_Record excerpts_
++++++
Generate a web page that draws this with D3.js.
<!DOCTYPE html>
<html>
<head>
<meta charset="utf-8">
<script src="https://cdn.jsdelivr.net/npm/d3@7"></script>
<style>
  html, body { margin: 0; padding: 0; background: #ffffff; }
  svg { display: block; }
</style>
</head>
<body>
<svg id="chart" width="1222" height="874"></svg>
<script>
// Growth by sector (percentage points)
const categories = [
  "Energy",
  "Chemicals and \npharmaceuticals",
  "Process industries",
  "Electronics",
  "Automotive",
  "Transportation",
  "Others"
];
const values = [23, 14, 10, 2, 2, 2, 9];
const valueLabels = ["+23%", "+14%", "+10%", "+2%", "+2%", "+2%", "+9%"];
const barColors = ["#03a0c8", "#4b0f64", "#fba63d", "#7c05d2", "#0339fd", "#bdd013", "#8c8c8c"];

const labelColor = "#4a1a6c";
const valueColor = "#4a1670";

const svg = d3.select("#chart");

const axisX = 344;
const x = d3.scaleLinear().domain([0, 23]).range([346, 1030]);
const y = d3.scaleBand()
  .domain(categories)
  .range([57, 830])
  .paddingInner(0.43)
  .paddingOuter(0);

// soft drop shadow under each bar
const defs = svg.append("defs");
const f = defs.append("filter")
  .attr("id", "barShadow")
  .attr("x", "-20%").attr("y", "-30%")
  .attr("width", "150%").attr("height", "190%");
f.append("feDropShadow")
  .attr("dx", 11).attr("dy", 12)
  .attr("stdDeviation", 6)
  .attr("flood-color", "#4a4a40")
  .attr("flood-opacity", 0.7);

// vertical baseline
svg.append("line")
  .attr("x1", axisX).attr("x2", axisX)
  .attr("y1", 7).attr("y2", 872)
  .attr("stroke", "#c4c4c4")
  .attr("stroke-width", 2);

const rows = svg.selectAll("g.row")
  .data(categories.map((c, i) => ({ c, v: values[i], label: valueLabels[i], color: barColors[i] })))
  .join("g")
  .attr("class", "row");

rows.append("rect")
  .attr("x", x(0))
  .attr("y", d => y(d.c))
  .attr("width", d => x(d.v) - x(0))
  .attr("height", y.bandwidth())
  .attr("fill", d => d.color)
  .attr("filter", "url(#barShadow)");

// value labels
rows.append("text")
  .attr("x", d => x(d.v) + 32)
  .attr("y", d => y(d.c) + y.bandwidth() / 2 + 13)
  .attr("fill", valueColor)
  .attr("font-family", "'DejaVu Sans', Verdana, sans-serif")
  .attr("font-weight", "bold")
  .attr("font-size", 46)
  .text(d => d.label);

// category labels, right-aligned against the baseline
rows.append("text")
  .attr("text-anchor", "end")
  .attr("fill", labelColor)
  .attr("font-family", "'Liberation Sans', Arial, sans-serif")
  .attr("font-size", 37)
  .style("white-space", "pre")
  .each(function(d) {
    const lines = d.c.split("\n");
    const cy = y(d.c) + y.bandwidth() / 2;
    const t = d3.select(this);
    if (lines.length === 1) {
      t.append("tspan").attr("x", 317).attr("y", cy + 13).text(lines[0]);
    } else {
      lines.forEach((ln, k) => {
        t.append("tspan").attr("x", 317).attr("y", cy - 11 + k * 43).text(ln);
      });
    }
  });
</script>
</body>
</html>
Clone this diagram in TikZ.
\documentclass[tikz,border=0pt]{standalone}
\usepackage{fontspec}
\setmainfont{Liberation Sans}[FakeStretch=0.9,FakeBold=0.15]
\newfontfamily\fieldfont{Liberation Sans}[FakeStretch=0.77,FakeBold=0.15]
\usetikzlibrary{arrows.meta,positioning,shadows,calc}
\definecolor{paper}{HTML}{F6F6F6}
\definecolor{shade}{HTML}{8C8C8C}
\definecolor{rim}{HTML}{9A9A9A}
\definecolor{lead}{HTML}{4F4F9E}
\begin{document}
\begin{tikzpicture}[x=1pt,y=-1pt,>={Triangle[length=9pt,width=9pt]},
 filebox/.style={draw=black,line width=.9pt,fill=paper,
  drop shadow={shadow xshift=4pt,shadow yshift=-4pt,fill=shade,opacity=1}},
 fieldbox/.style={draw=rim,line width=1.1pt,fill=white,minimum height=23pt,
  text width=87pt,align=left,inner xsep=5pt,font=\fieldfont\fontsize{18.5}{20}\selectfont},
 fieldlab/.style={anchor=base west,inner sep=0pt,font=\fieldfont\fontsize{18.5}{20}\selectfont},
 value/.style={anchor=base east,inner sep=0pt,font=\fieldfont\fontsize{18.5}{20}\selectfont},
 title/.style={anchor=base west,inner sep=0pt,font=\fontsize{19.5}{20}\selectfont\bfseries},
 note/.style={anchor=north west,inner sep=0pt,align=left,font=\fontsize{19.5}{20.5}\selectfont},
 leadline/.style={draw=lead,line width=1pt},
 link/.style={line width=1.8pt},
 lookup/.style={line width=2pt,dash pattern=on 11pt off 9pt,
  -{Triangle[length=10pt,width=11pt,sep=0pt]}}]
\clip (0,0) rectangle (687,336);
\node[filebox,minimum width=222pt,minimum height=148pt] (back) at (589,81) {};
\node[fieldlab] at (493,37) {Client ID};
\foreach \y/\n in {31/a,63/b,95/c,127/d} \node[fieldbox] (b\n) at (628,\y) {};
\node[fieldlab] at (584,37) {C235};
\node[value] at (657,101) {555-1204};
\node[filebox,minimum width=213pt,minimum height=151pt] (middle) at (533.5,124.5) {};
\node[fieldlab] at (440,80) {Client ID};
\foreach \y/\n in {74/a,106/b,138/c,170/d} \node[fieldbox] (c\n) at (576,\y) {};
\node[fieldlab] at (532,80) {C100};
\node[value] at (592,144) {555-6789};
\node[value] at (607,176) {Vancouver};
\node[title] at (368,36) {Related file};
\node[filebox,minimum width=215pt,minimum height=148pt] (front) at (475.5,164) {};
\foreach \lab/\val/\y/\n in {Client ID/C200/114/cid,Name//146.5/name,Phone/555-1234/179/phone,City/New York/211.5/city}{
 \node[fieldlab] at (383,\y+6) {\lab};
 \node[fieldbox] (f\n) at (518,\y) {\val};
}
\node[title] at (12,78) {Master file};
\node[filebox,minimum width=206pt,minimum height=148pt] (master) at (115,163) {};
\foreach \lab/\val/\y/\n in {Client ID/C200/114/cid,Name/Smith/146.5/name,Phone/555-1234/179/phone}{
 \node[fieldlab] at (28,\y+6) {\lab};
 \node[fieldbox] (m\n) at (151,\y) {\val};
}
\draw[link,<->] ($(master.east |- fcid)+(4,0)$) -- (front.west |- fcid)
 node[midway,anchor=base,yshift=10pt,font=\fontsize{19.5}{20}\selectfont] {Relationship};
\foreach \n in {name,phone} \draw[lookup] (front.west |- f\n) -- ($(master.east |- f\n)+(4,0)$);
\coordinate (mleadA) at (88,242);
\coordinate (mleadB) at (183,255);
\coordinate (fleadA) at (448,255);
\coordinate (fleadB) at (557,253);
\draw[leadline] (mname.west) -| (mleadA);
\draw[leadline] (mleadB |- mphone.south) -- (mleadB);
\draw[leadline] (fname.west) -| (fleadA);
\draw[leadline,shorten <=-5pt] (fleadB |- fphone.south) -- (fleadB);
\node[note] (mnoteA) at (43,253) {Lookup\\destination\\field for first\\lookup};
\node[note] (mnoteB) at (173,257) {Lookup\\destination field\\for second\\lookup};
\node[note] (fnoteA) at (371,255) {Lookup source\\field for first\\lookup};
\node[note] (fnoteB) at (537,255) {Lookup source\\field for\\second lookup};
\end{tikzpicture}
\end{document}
++++++
Set all of the records down again, exactly as they stand.

Generate a web page that draws this with D3.js.
<!DOCTYPE html>
<html>
<head>
<meta charset="utf-8">
<script src="https://cdn.jsdelivr.net/npm/d3@7"></script>
<style>
  html, body { margin: 0; padding: 0; background: #ffffff; }
  svg { display: block; }
</style>
</head>
<body>
<svg id="chart" width="1222" height="874"></svg>
<script>
// Growth by sector (percentage points)
const categories = [
  "Energy",
  "Chemicals and \npharmaceuticals",
  "Process industries",
  "Electronics",
  "Automotive",
  "Transportation",
  "Others"
];
const values = [23, 14, 10, 2, 2, 2, 9];
const valueLabels = ["+23%", "+14%", "+10%", "+2%", "+2%", "+2%", "+9%"];
const barColors = ["#03a0c8", "#4b0f64", "#fba63d", "#7c05d2", "#0339fd", "#bdd013", "#8c8c8c"];

const labelColor = "#4a1a6c";
const valueColor = "#4a1670";

const svg = d3.select("#chart");

const axisX = 344;
const x = d3.scaleLinear().domain([0, 23]).range([346, 1030]);
const y = d3.scaleBand()
  .domain(categories)
  .range([57, 830])
  .paddingInner(0.43)
  .paddingOuter(0);

// soft drop shadow under each bar
const defs = svg.append("defs");
const f = defs.append("filter")
  .attr("id", "barShadow")
  .attr("x", "-20%").attr("y", "-30%")
  .attr("width", "150%").attr("height", "190%");
f.append("feDropShadow")
  .attr("dx", 11).attr("dy", 12)
  .attr("stdDeviation", 6)
  .attr("flood-color", "#4a4a40")
  .attr("flood-opacity", 0.7);

// vertical baseline
svg.append("line")
  .attr("x1", axisX).attr("x2", axisX)
  .attr("y1", 7).attr("y2", 872)
  .attr("stroke", "#c4c4c4")
  .attr("stroke-width", 2);

const rows = svg.selectAll("g.row")
  .data(categories.map((c, i) => ({ c, v: values[i], label: valueLabels[i], color: barColors[i] })))
  .join("g")
  .attr("class", "row");

rows.append("rect")
  .attr("x", x(0))
  .attr("y", d => y(d.c))
  .attr("width", d => x(d.v) - x(0))
  .attr("height", y.bandwidth())
  .attr("fill", d => d.color)
  .attr("filter", "url(#barShadow)");

// value labels
rows.append("text")
  .attr("x", d => x(d.v) + 32)
  .attr("y", d => y(d.c) + y.bandwidth() / 2 + 13)
  .attr("fill", valueColor)
  .attr("font-family", "'DejaVu Sans', Verdana, sans-serif")
  .attr("font-weight", "bold")
  .attr("font-size", 46)
  .text(d => d.label);

// category labels, right-aligned against the baseline
rows.append("text")
  .attr("text-anchor", "end")
  .attr("fill", labelColor)
  .attr("font-family", "'Liberation Sans', Arial, sans-serif")
  .attr("font-size", 37)
  .style("white-space", "pre")
  .each(function(d) {
    const lines = d.c.split("\n");
    const cy = y(d.c) + y.bandwidth() / 2;
    const t = d3.select(this);
    if (lines.length === 1) {
      t.append("tspan").attr("x", 317).attr("y", cy + 13).text(lines[0]);
    } else {
      lines.forEach((ln, k) => {
        t.append("tspan").attr("x", 317).attr("y", cy - 11 + k * 43).text(ln);
      });
    }
  });
</script>
</body>
</html>
Clone this diagram in TikZ.
\documentclass[tikz,border=0pt]{standalone}
\usepackage{fontspec}
\setmainfont{Liberation Sans}[FakeStretch=0.9,FakeBold=0.15]
\newfontfamily\fieldfont{Liberation Sans}[FakeStretch=0.77,FakeBold=0.15]
\usetikzlibrary{arrows.meta,positioning,shadows,calc}
\definecolor{paper}{HTML}{F6F6F6}
\definecolor{shade}{HTML}{8C8C8C}
\definecolor{rim}{HTML}{9A9A9A}
\definecolor{lead}{HTML}{4F4F9E}
\begin{document}
\begin{tikzpicture}[x=1pt,y=-1pt,>={Triangle[length=9pt,width=9pt]},
 filebox/.style={draw=black,line width=.9pt,fill=paper,
  drop shadow={shadow xshift=4pt,shadow yshift=-4pt,fill=shade,opacity=1}},
 fieldbox/.style={draw=rim,line width=1.1pt,fill=white,minimum height=23pt,
  text width=87pt,align=left,inner xsep=5pt,font=\fieldfont\fontsize{18.5}{20}\selectfont},
 fieldlab/.style={anchor=base west,inner sep=0pt,font=\fieldfont\fontsize{18.5}{20}\selectfont},
 value/.style={anchor=base east,inner sep=0pt,font=\fieldfont\fontsize{18.5}{20}\selectfont},
 title/.style={anchor=base west,inner sep=0pt,font=\fontsize{19.5}{20}\selectfont\bfseries},
 note/.style={anchor=north west,inner sep=0pt,align=left,font=\fontsize{19.5}{20.5}\selectfont},
 leadline/.style={draw=lead,line width=1pt},
 link/.style={line width=1.8pt},
 lookup/.style={line width=2pt,dash pattern=on 11pt off 9pt,
  -{Triangle[length=10pt,width=11pt,sep=0pt]}}]
\clip (0,0) rectangle (687,336);
\node[filebox,minimum width=222pt,minimum height=148pt] (back) at (589,81) {};
\node[fieldlab] at (493,37) {Client ID};
\foreach \y/\n in {31/a,63/b,95/c,127/d} \node[fieldbox] (b\n) at (628,\y) {};
\node[fieldlab] at (584,37) {C235};
\node[value] at (657,101) {555-1204};
\node[filebox,minimum width=213pt,minimum height=151pt] (middle) at (533.5,124.5) {};
\node[fieldlab] at (440,80) {Client ID};
\foreach \y/\n in {74/a,106/b,138/c,170/d} \node[fieldbox] (c\n) at (576,\y) {};
\node[fieldlab] at (532,80) {C100};
\node[value] at (592,144) {555-6789};
\node[value] at (607,176) {Vancouver};
\node[title] at (368,36) {Related file};
\node[filebox,minimum width=215pt,minimum height=148pt] (front) at (475.5,164) {};
\foreach \lab/\val/\y/\n in {Client ID/C200/114/cid,Name//146.5/name,Phone/555-1234/179/phone,City/New York/211.5/city}{
 \node[fieldlab] at (383,\y+6) {\lab};
 \node[fieldbox] (f\n) at (518,\y) {\val};
}
\node[title] at (12,78) {Master file};
\node[filebox,minimum width=206pt,minimum height=148pt] (master) at (115,163) {};
\foreach \lab/\val/\y/\n in {Client ID/C200/114/cid,Name/Smith/146.5/name,Phone/555-1234/179/phone}{
 \node[fieldlab] at (28,\y+6) {\lab};
 \node[fieldbox] (m\n) at (151,\y) {\val};
}
\draw[link,<->] ($(master.east |- fcid)+(4,0)$) -- (front.west |- fcid)
 node[midway,anchor=base,yshift=10pt,font=\fontsize{19.5}{20}\selectfont] {Relationship};
\foreach \n in {name,phone} \draw[lookup] (front.west |- f\n) -- ($(master.east |- f\n)+(4,0)$);
\coordinate (mleadA) at (88,242);
\coordinate (mleadB) at (183,255);
\coordinate (fleadA) at (448,255);
\coordinate (fleadB) at (557,253);
\draw[leadline] (mname.west) -| (mleadA);
\draw[leadline] (mleadB |- mphone.south) -- (mleadB);
\draw[leadline] (fname.west) -| (fleadA);
\draw[leadline,shorten <=-5pt] (fleadB |- fphone.south) -- (fleadB);
\node[note] (mnoteA) at (43,253) {Lookup\\destination\\field for first\\lookup};
\node[note] (mnoteB) at (173,257) {Lookup\\destination field\\for second\\lookup};
\node[note] (fnoteA) at (371,255) {Lookup source\\field for first\\lookup};
\node[note] (fnoteB) at (537,255) {Lookup source\\field for\\second lookup};
\end{tikzpicture}
\end{document}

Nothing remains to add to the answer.